TASK STATEMENT ▸
Write the listing below out again exactly, dropping the images.

* * * * *

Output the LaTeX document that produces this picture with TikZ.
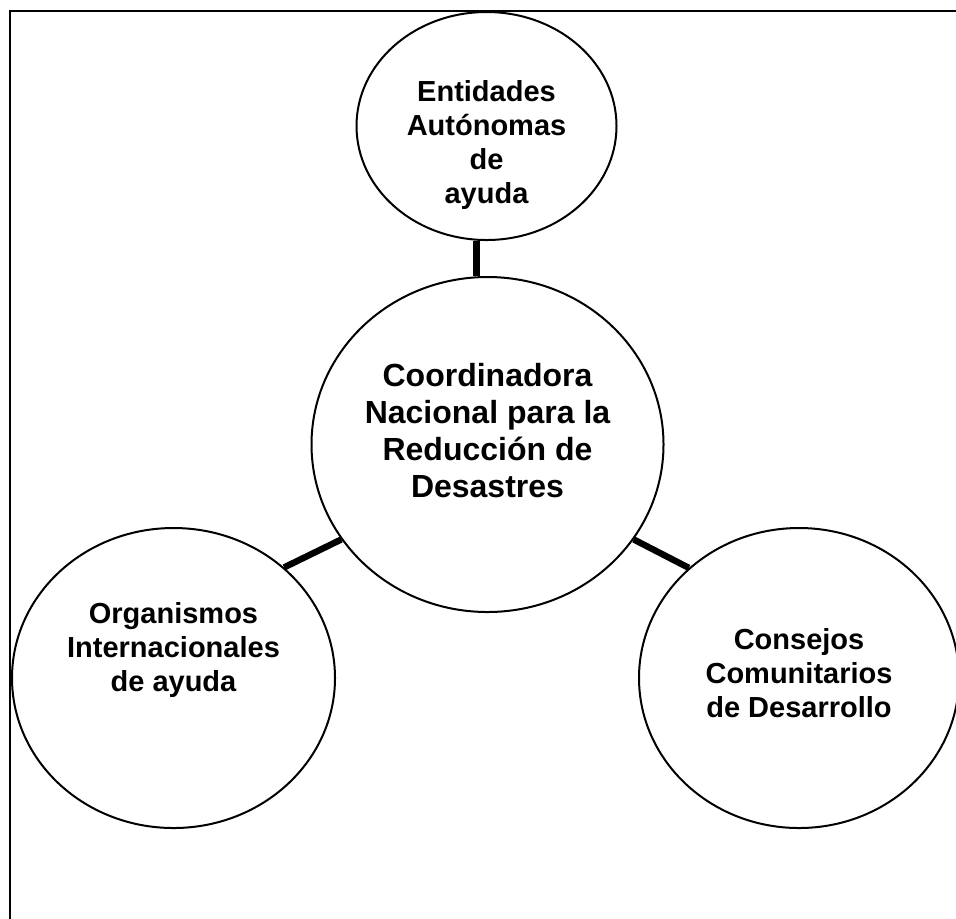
\documentclass[tikz,border=0pt]{standalone}
\usepackage{fontspec}
\setmainfont{Liberation Sans}
\usetikzlibrary{shapes.geometric}

\tikzset{
  bubble/.style={draw=black, line width=1pt, ellipse, inner sep=0pt, fill=white},
  bubbletext/.style={font=\fontsize{14.5}{17}\selectfont\bfseries, align=center, text=black},
  bigtext/.style={bubbletext, font=\fontsize{16}{18.5}\selectfont\bfseries},
  link/.style={draw=black, line width=3.2pt}
}

\begin{document}
\begin{tikzpicture}[x=0.5pt, y=-0.5pt]

% Page area
\clip (0,0) rectangle (956,918);
\useasboundingbox (0,0) rectangle (956,918);
\fill[white] (0,0) rectangle (956,918);

% Frame (runs off the right and bottom)
\draw[line width=1pt] (10,11) rectangle (1000,1000);

% Bubbles
\node[bubble, minimum width=130pt, minimum height=114pt] (entidades) at (486.5,126) {};
\node[bubble, minimum width=176pt, minimum height=167.5pt] (coordinadora) at (487.5,444.5) {};
\node[bubble, minimum width=161.5pt, minimum height=150pt] (organismos) at (173.5,678) {};
\node[bubble, minimum width=160pt, minimum height=150pt] (consejos) at (799,678) {};

% Texts
\node[bubbletext] (entidades-txt) at ([yshift=-9.5pt]entidades.center) {Entidades\\Autónomas\\de\\ayuda};
\node[bigtext] (coordinadora-txt) at ([yshift=7pt]coordinadora.center) {Coordinadora\\Nacional para la\\Reducción de\\Desastres};
\node[bubbletext] (organismos-txt) at ([yshift=14pt]organismos.center) {Organismos\\Internacionales\\de ayuda};
\node[bubbletext] (consejos-txt) at ([yshift=2.5pt]consejos.center) {Consejos\\Comunitarios\\de Desarrollo};

% Links
\draw[link] ([xshift=-5.5pt]coordinadora.north) -- ([xshift=-5.5pt]coordinadora.north |- entidades.south);
\draw[link] (coordinadora.213) -- (organismos.45);
\draw[link] (coordinadora.-33) -- (consejos.135);

\end{tikzpicture}
\end{document}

* * * * *

SOLUTION TO THIS EXERCISE ▸
Output the LaTeX document that produces this picture with TikZ.
\documentclass[tikz,border=0pt]{standalone}
\usepackage{fontspec}
\setmainfont{Liberation Sans}
\usetikzlibrary{shapes.geometric}

\tikzset{
  bubble/.style={draw=black, line width=1pt, ellipse, inner sep=0pt, fill=white},
  bubbletext/.style={font=\fontsize{14.5}{17}\selectfont\bfseries, align=center, text=black},
  bigtext/.style={bubbletext, font=\fontsize{16}{18.5}\selectfont\bfseries},
  link/.style={draw=black, line width=3.2pt}
}

\begin{document}
\begin{tikzpicture}[x=0.5pt, y=-0.5pt]

% Page area
\clip (0,0) rectangle (956,918);
\useasboundingbox (0,0) rectangle (956,918);
\fill[white] (0,0) rectangle (956,918);

% Frame (runs off the right and bottom)
\draw[line width=1pt] (10,11) rectangle (1000,1000);

% Bubbles
\node[bubble, minimum width=130pt, minimum height=114pt] (entidades) at (486.5,126) {};
\node[bubble, minimum width=176pt, minimum height=167.5pt] (coordinadora) at (487.5,444.5) {};
\node[bubble, minimum width=161.5pt, minimum height=150pt] (organismos) at (173.5,678) {};
\node[bubble, minimum width=160pt, minimum height=150pt] (consejos) at (799,678) {};

% Texts
\node[bubbletext] (entidades-txt) at ([yshift=-9.5pt]entidades.center) {Entidades\\Autónomas\\de\\ayuda};
\node[bigtext] (coordinadora-txt) at ([yshift=7pt]coordinadora.center) {Coordinadora\\Nacional para la\\Reducción de\\Desastres};
\node[bubbletext] (organismos-txt) at ([yshift=14pt]organismos.center) {Organismos\\Internacionales\\de ayuda};
\node[bubbletext] (consejos-txt) at ([yshift=2.5pt]consejos.center) {Consejos\\Comunitarios\\de Desarrollo};

% Links
\draw[link] ([xshift=-5.5pt]coordinadora.north) -- ([xshift=-5.5pt]coordinadora.north |- entidades.south);
\draw[link] (coordinadora.213) -- (organismos.45);
\draw[link] (coordinadora.-33) -- (consejos.135);

\end{tikzpicture}
\end{document}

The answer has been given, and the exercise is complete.